Paul from Vapetime in the UK highly recommend this tank. He told me the flavor is outstanding. This technology only works on the IPV D5 and the SX Mini ML and Q class mods. My only concern is the dry burning of the coil? Some sites recon you can some say no. I see you can buy the coils as well and they are not so expensive, need you to replace.


----------



## Daniel Alves (30/4/16)

thx, its interesting, would like to see why it would mainly be compatible with those mods and what tech it is.
will see if I can get some more info


----------



## Andre (30/4/16)

Petrus said:


> Paul from Vapetime in the UK highly recommend this tank. He told me the flavor is outstanding. This technology only works on the IPV D5 and the SX Mini ML and Q class mods. My only concern is the dry burning of the coil? Some sites recon you can some say no. I see you can buy the coils as well and they are not so expensive, need you to replace.





Daniel Alves said:


> thx, its interesting, would like to see why it would mainly be compatible with those mods and what tech it is.
> will see if I can get some more info


From what I understand it is perfectly useable on other mods in power mode as long as the mod can do the low resistance of their coil. Cannot offhand remember the exact resistance, but most modern mods should be ok.

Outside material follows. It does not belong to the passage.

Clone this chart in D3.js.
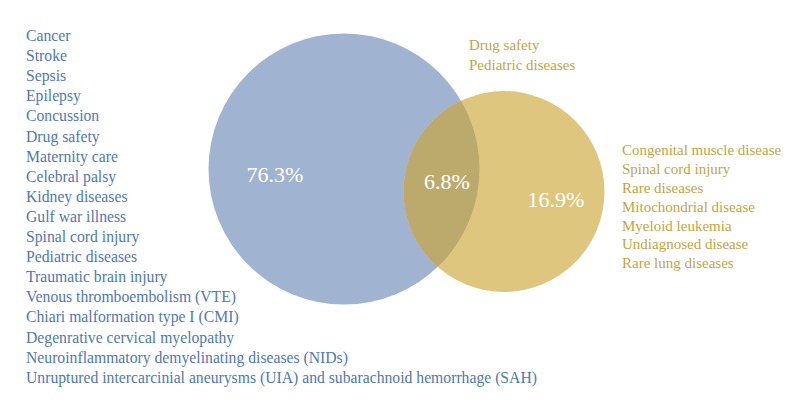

EDIT: Found it here - 0.05 ohms. Interestingly this coil is not intended for TC, only uses power mode according to this source. Inferred the same from a video I watched on Youtube.


----------



## Kamiel (30/4/16)

Very, very, VERY interesting innovation right here -- and right in the midst of a ceramic revolution too! I actually prefer the idea of a long-lasting heating element to that of long life wicking materials (re-wicking isn't as big of a headache as re-coiling for me).

Might get an IPV 5 just for the Pure technology.


----------



## Daniel Alves (30/4/16)

and the way this thing is wicked is so simple, really would like to try one but I need to check the airflow as everything else compared to my griffin doesn't do it for me


----------